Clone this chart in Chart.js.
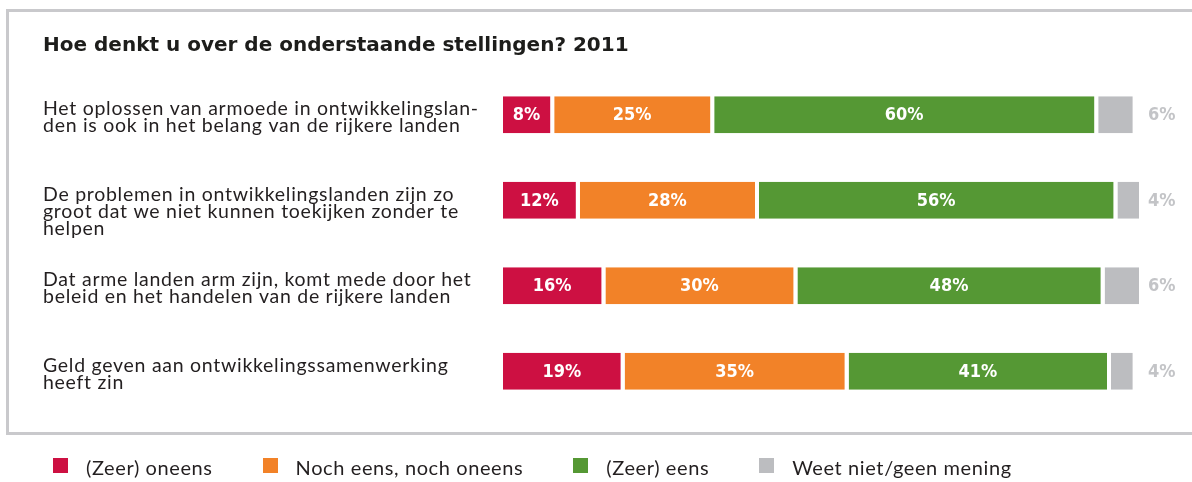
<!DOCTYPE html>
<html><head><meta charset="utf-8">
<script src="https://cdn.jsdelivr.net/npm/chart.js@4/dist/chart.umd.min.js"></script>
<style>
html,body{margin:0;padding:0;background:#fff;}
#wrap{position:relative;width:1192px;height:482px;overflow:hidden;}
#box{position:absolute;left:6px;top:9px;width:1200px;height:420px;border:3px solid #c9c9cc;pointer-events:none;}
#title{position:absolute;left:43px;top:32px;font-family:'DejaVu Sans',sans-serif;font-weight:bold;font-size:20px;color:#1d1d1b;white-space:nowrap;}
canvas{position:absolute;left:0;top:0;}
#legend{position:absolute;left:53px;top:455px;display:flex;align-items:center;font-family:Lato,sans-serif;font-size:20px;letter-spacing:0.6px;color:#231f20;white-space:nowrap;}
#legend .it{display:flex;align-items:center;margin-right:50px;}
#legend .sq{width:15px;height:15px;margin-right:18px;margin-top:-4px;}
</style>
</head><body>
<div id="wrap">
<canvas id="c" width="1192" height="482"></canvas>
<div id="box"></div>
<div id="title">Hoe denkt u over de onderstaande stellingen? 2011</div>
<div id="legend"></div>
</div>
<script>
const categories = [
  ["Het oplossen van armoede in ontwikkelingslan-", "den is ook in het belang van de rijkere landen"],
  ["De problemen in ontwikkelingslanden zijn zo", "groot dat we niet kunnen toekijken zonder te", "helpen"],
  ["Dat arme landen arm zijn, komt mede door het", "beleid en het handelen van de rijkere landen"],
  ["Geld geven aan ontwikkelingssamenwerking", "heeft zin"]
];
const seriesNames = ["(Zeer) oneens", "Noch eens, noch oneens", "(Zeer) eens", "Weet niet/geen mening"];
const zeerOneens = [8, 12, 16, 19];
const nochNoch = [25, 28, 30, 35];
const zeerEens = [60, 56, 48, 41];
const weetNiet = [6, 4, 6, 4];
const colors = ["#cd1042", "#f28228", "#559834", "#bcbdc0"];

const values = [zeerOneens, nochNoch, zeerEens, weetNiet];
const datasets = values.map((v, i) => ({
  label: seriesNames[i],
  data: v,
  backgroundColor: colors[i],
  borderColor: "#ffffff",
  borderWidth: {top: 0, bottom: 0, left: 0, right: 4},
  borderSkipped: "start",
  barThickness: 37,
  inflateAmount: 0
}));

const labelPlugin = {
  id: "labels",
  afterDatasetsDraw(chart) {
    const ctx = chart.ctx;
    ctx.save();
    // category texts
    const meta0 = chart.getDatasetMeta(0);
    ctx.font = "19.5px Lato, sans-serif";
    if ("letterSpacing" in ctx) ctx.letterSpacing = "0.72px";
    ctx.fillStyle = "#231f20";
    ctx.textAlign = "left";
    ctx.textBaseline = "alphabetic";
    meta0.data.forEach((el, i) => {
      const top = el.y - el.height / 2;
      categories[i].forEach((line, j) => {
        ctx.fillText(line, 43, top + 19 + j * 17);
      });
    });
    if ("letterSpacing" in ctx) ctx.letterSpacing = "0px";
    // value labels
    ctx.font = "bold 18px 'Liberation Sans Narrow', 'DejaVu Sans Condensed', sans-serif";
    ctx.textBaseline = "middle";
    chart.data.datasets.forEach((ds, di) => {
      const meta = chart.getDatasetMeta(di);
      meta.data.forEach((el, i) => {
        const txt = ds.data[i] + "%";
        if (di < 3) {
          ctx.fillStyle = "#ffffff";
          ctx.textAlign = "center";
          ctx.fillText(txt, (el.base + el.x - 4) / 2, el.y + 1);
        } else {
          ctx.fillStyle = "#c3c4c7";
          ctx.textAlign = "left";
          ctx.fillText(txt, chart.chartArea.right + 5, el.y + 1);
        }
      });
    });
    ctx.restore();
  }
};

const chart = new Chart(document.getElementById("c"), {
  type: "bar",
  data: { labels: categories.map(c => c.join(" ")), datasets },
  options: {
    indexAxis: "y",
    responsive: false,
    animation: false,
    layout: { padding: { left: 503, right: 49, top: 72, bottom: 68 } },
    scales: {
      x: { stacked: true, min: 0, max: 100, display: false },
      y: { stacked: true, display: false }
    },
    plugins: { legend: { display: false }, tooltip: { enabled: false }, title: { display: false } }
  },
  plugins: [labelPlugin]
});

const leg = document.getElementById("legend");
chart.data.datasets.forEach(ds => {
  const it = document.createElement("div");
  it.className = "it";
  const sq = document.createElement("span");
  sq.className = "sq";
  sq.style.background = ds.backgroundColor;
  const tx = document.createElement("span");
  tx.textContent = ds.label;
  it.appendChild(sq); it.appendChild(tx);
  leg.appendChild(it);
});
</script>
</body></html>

Directive:
Restate the data above word for word. Skip every picture.

Solution to the problem:
Clone this chart in Chart.js.
<!DOCTYPE html>
<html><head><meta charset="utf-8">
<script src="https://cdn.jsdelivr.net/npm/chart.js@4/dist/chart.umd.min.js"></script>
<style>
html,body{margin:0;padding:0;background:#fff;}
#wrap{position:relative;width:1192px;height:482px;overflow:hidden;}
#box{position:absolute;left:6px;top:9px;width:1200px;height:420px;border:3px solid #c9c9cc;pointer-events:none;}
#title{position:absolute;left:43px;top:32px;font-family:'DejaVu Sans',sans-serif;font-weight:bold;font-size:20px;color:#1d1d1b;white-space:nowrap;}
canvas{position:absolute;left:0;top:0;}
#legend{position:absolute;left:53px;top:455px;display:flex;align-items:center;font-family:Lato,sans-serif;font-size:20px;letter-spacing:0.6px;color:#231f20;white-space:nowrap;}
#legend .it{display:flex;align-items:center;margin-right:50px;}
#legend .sq{width:15px;height:15px;margin-right:18px;margin-top:-4px;}
</style>
</head><body>
<div id="wrap">
<canvas id="c" width="1192" height="482"></canvas>
<div id="box"></div>
<div id="title">Hoe denkt u over de onderstaande stellingen? 2011</div>
<div id="legend"></div>
</div>
<script>
const categories = [
  ["Het oplossen van armoede in ontwikkelingslan-", "den is ook in het belang van de rijkere landen"],
  ["De problemen in ontwikkelingslanden zijn zo", "groot dat we niet kunnen toekijken zonder te", "helpen"],
  ["Dat arme landen arm zijn, komt mede door het", "beleid en het handelen van de rijkere landen"],
  ["Geld geven aan ontwikkelingssamenwerking", "heeft zin"]
];
const seriesNames = ["(Zeer) oneens", "Noch eens, noch oneens", "(Zeer) eens", "Weet niet/geen mening"];
const zeerOneens = [8, 12, 16, 19];
const nochNoch = [25, 28, 30, 35];
const zeerEens = [60, 56, 48, 41];
const weetNiet = [6, 4, 6, 4];
const colors = ["#cd1042", "#f28228", "#559834", "#bcbdc0"];

const values = [zeerOneens, nochNoch, zeerEens, weetNiet];
const datasets = values.map((v, i) => ({
  label: seriesNames[i],
  data: v,
  backgroundColor: colors[i],
  borderColor: "#ffffff",
  borderWidth: {top: 0, bottom: 0, left: 0, right: 4},
  borderSkipped: "start",
  barThickness: 37,
  inflateAmount: 0
}));

const labelPlugin = {
  id: "labels",
  afterDatasetsDraw(chart) {
    const ctx = chart.ctx;
    ctx.save();
    // category texts
    const meta0 = chart.getDatasetMeta(0);
    ctx.font = "19.5px Lato, sans-serif";
    if ("letterSpacing" in ctx) ctx.letterSpacing = "0.72px";
    ctx.fillStyle = "#231f20";
    ctx.textAlign = "left";
    ctx.textBaseline = "alphabetic";
    meta0.data.forEach((el, i) => {
      const top = el.y - el.height / 2;
      categories[i].forEach((line, j) => {
        ctx.fillText(line, 43, top + 19 + j * 17);
      });
    });
    if ("letterSpacing" in ctx) ctx.letterSpacing = "0px";
    // value labels
    ctx.font = "bold 18px 'Liberation Sans Narrow', 'DejaVu Sans Condensed', sans-serif";
    ctx.textBaseline = "middle";
    chart.data.datasets.forEach((ds, di) => {
      const meta = chart.getDatasetMeta(di);
      meta.data.forEach((el, i) => {
        const txt = ds.data[i] + "%";
        if (di < 3) {
          ctx.fillStyle = "#ffffff";
          ctx.textAlign = "center";
          ctx.fillText(txt, (el.base + el.x - 4) / 2, el.y + 1);
        } else {
          ctx.fillStyle = "#c3c4c7";
          ctx.textAlign = "left";
          ctx.fillText(txt, chart.chartArea.right + 5, el.y + 1);
        }
      });
    });
    ctx.restore();
  }
};

const chart = new Chart(document.getElementById("c"), {
  type: "bar",
  data: { labels: categories.map(c => c.join(" ")), datasets },
  options: {
    indexAxis: "y",
    responsive: false,
    animation: false,
    layout: { padding: { left: 503, right: 49, top: 72, bottom: 68 } },
    scales: {
      x: { stacked: true, min: 0, max: 100, display: false },
      y: { stacked: true, display: false }
    },
    plugins: { legend: { display: false }, tooltip: { enabled: false }, title: { display: false } }
  },
  plugins: [labelPlugin]
});

const leg = document.getElementById("legend");
chart.data.datasets.forEach(ds => {
  const it = document.createElement("div");
  it.className = "it";
  const sq = document.createElement("span");
  sq.className = "sq";
  sq.style.background = ds.backgroundColor;
  const tx = document.createElement("span");
  tx.textContent = ds.label;
  it.appendChild(sq); it.appendChild(tx);
  leg.appendChild(it);
});
</script>
</body></html>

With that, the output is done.